Microsoft seeded the latest Windows 11 22H2 Release Preview to members of its Windows Insiders program earlier this week.
But the upgrade has taken off to a shaky start, with Microsoft accidentally offering the upgrade to owners of unsupported machines.
Reports of the glitch first emerged on Tuesday as owners of unsupported Windows 10 PCs enrolled in the Release Preview Channel suddenly discovered their computers met Redmond’s steep entry requirements.
Windows 11 requires an eighth-generation Intel Core CPU or AMD Ryzen 3000-series processor as a minimum.
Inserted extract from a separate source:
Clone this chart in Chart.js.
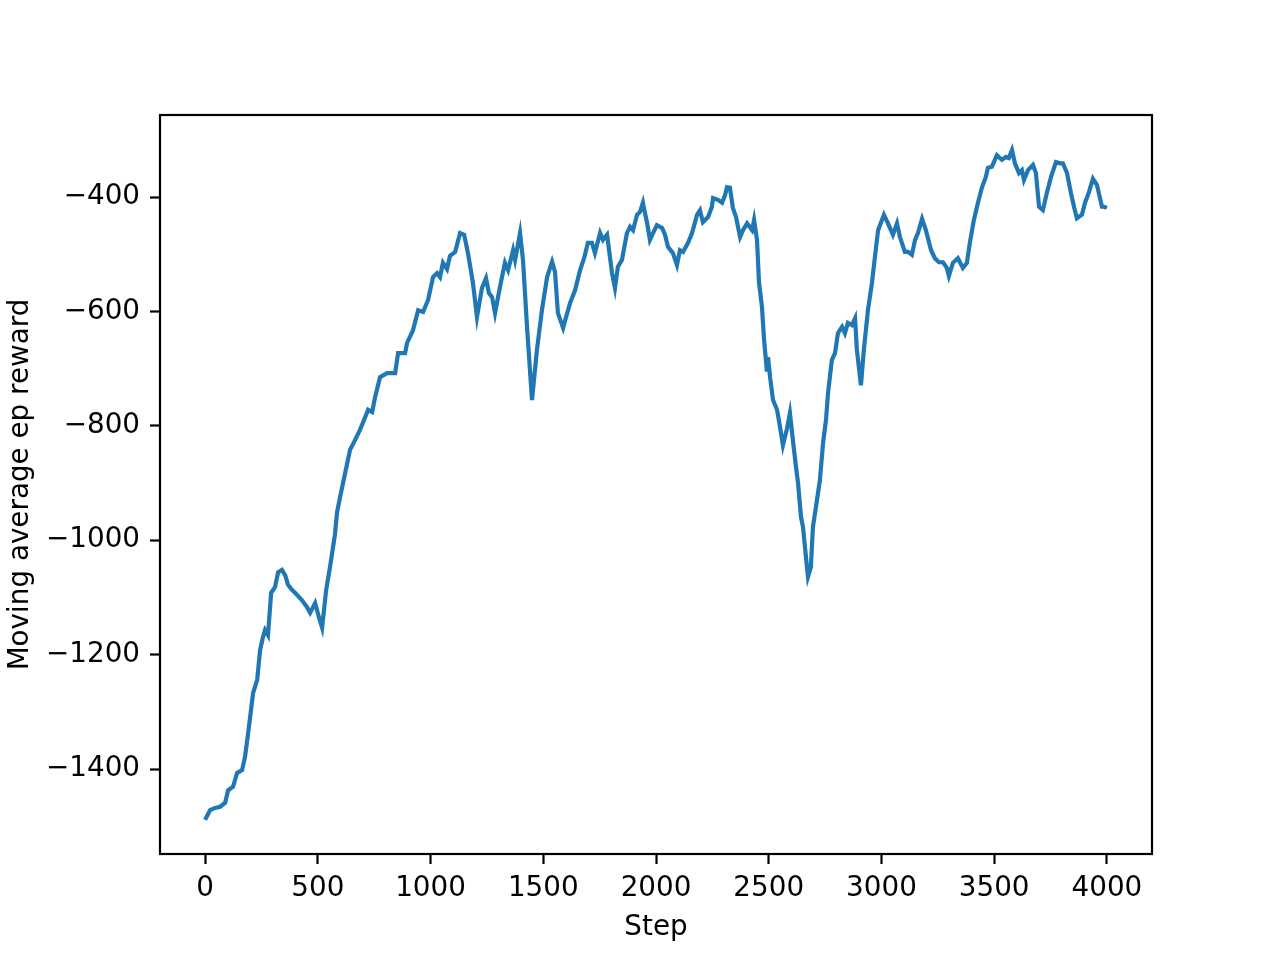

It also insists on support for Secure Boot, as well as a TPM 2.0 module. Many computers — even those sold within the past few years — fail to clear that hurdle.
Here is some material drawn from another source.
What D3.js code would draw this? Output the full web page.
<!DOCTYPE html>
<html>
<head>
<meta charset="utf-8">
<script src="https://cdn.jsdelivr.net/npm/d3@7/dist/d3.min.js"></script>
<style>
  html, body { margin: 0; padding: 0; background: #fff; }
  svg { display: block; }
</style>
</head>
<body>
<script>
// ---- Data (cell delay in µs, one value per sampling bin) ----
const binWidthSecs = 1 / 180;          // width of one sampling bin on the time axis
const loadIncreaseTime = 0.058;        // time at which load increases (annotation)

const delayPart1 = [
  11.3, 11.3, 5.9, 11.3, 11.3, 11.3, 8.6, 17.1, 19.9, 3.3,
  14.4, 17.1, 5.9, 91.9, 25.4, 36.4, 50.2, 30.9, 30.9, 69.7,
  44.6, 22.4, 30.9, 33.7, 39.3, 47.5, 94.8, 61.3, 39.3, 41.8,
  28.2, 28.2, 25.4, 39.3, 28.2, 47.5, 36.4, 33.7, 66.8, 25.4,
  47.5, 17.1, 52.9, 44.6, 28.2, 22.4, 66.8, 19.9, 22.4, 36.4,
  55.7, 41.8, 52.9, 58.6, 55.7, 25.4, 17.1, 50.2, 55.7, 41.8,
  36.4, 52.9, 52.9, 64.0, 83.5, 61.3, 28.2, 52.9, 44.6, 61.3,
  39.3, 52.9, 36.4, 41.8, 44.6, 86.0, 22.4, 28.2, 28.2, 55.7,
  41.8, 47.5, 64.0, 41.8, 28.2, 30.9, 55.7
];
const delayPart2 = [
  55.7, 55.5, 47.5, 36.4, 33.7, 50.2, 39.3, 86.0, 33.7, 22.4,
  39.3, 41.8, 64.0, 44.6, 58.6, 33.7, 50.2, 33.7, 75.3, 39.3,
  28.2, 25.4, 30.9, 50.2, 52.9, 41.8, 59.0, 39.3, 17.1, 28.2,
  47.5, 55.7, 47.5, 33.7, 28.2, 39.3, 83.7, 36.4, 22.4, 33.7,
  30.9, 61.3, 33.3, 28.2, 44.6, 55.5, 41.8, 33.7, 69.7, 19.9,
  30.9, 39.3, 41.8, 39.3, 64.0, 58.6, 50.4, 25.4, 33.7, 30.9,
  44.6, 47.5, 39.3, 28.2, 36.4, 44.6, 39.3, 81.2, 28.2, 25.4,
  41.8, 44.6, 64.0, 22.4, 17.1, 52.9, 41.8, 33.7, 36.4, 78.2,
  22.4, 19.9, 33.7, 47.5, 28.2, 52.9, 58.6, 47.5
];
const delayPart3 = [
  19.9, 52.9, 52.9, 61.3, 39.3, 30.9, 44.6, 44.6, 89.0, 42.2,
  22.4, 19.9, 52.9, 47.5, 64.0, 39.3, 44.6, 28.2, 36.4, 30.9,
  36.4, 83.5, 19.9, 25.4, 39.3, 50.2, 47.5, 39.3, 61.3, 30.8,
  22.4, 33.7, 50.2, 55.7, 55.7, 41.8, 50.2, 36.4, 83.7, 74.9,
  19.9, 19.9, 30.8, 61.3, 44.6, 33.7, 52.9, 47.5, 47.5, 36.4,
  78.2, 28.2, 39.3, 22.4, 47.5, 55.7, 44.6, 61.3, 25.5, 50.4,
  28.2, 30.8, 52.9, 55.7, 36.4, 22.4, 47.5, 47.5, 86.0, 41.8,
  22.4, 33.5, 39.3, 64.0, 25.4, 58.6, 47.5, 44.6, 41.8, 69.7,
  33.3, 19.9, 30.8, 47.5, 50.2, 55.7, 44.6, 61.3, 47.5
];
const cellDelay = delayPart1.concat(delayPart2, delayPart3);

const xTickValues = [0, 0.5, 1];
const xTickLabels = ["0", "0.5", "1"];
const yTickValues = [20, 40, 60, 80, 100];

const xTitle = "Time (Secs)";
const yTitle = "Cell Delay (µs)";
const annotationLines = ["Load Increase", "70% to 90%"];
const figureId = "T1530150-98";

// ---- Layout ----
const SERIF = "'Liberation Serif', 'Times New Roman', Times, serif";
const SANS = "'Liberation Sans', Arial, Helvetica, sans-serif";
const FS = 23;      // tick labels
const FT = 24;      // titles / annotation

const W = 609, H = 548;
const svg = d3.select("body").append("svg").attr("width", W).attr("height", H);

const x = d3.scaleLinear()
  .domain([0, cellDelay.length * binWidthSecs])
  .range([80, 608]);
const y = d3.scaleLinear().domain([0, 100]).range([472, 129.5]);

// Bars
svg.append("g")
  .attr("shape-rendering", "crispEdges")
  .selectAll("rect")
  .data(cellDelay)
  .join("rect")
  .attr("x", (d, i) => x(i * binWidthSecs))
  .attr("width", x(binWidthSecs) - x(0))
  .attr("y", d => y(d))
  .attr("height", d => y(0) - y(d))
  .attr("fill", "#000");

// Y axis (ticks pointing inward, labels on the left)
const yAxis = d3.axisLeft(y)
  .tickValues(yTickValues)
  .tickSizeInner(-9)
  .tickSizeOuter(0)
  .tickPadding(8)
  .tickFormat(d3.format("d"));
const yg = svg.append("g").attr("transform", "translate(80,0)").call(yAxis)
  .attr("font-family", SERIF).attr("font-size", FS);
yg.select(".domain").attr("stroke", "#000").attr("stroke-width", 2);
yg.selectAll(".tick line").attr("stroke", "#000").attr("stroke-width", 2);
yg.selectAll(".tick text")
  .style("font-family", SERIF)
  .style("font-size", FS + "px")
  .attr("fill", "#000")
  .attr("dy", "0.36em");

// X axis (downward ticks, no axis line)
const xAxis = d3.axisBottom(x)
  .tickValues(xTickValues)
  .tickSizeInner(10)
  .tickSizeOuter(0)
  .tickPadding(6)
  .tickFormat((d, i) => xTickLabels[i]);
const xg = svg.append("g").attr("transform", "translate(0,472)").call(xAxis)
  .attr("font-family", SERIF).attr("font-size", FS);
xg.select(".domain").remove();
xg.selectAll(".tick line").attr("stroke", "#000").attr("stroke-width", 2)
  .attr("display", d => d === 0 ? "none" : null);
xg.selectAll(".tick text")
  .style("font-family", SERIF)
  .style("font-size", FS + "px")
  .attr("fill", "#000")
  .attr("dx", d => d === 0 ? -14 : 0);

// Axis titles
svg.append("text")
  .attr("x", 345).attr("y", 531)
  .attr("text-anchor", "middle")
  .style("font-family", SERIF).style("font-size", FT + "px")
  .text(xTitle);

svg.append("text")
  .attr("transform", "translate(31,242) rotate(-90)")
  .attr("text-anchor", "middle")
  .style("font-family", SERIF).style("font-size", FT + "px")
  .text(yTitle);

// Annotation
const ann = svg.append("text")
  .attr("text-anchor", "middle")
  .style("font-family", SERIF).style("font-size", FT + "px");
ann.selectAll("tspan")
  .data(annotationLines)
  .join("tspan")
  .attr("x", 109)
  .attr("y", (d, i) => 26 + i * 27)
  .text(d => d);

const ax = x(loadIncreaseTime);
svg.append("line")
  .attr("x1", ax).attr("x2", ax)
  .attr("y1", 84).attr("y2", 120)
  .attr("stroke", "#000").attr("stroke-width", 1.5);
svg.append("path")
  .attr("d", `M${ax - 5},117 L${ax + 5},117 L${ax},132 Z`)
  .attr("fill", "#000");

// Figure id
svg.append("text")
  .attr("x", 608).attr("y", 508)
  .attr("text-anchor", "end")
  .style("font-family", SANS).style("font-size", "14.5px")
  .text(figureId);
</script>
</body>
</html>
It’s possible to circumvent these requirements by installing Windows 11 from a USB flash drive or DVD. Microsoft strongly discourages the practice, however.
It argues newer PCs can deliver a more reliable experience and take advantage of Windows 11’s security features. In practice, Windows 11 runs perfectly fine on older hardware — with the exception of occasional nag messages.
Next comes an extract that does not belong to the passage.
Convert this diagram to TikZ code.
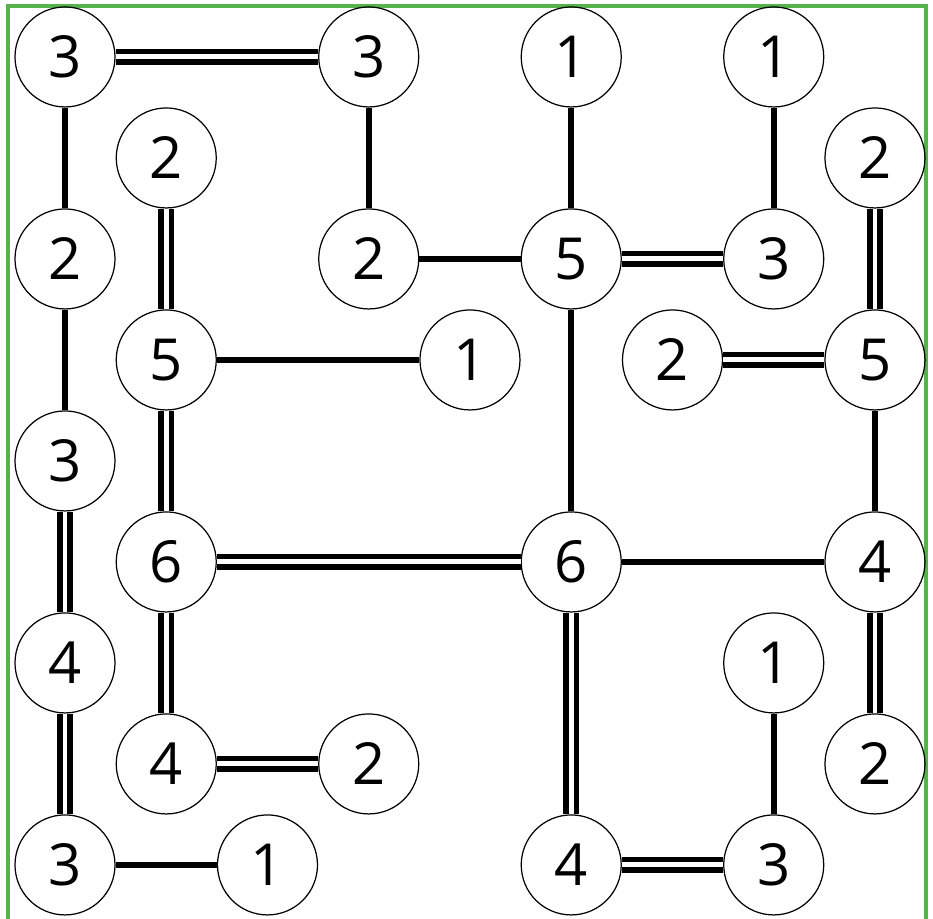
\documentclass[tikz,border=0pt]{standalone}
\usepackage{fontspec}
\setsansfont{Open Sans}
\definecolor{frame}{RGB}{86,178,74}
\begin{document}
\begin{tikzpicture}[x=1.0125cm, y=-1.01cm,
    island/.style={circle, draw, line width=0.35pt, minimum size=1cm, inner sep=0pt, font=\sffamily\fontsize{16.5}{16.5}\selectfont},
    bridge/.style={line width=1.7pt},
    dbridge/.style={double, line width=1.55pt, double distance=1.4pt}]
    \useasboundingbox (-0.642,-0.564) rectangle (8.573,8.535);
    \draw[frame, line width=1pt] (-0.563,-0.505) rectangle (8.504,8.7);
    % islands
    \node[island] (I1) at (0,0) {3};
    \node[island] (I2) at (3,0) {3};
    \node[island] (I3) at (5,0) {1};
    \node[island] (I4) at (7,0) {1};
    \node[island] (I5) at (1,1) {2};
    \node[island] (I6) at (8,1) {2};
    \node[island] (I7) at (0,2) {2};
    \node[island] (I8) at (3,2) {2};
    \node[island] (I9) at (5,2) {5};
    \node[island] (I10) at (7,2) {3};
    \node[island] (I11) at (1,3) {5};
    \node[island] (I12) at (4,3) {1};
    \node[island] (I13) at (6,3) {2};
    \node[island] (I14) at (8,3) {5};
    \node[island] (I15) at (0,4) {3};
    \node[island] (I16) at (1,5) {6};
    \node[island] (I17) at (5,5) {6};
    \node[island] (I18) at (8,5) {4};
    \node[island] (I19) at (0,6) {4};
    \node[island] (I20) at (7,6) {1};
    \node[island] (I21) at (1,7) {4};
    \node[island] (I22) at (3,7) {2};
    \node[island] (I23) at (8,7) {2};
    \node[island] (I24) at (0,8) {3};
    \node[island] (I25) at (2,8) {1};
    \node[island] (I26) at (5,8) {4};
    \node[island] (I27) at (7,8) {3};
    % single bridges
    \draw (I1) edge[bridge] (I7);
    \draw (I2) edge[bridge] (I8);
    \draw (I3) edge[bridge] (I9);
    \draw (I4) edge[bridge] (I10);
    \draw (I7) edge[bridge] (I15);
    \draw (I8) edge[bridge] (I9);
    \draw (I9) edge[bridge] (I17);
    \draw (I11) edge[bridge] (I12);
    \draw (I14) edge[bridge] (I18);
    \draw (I17) edge[bridge] (I18);
    \draw (I20) edge[bridge] (I27);
    \draw (I24) edge[bridge] (I25);
    % double bridges
    \draw (I1) edge[dbridge] (I2);
    \draw (I5) edge[dbridge] (I11);
    \draw (I6) edge[dbridge] (I14);
    \draw (I9) edge[dbridge] (I10);
    \draw (I11) edge[dbridge] (I16);
    \draw (I13) edge[dbridge] (I14);
    \draw (I15) edge[dbridge] (I19);
    \draw (I16) edge[dbridge] (I17);
    \draw (I16) edge[dbridge] (I21);
    \draw (I17) edge[dbridge] (I26);
    \draw (I18) edge[dbridge] (I23);
    \draw (I19) edge[dbridge] (I24);
    \draw (I21) edge[dbridge] (I22);
    \draw (I26) edge[dbridge] (I27);
  \end{tikzpicture}
\end{document}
The sudden loosening of Windows 11’s hardware requirements led some to speculate about a change of heart within Microsoft. Sadly, this isn’t the case.
In a response to the tweet posted above, an ashen-faced Microsoft representative blamed a ‘bug’ and said it was investigating the issue.
Users who upgraded to the latest Windows 11 release candidate can roll back to Windows 10, should they wish.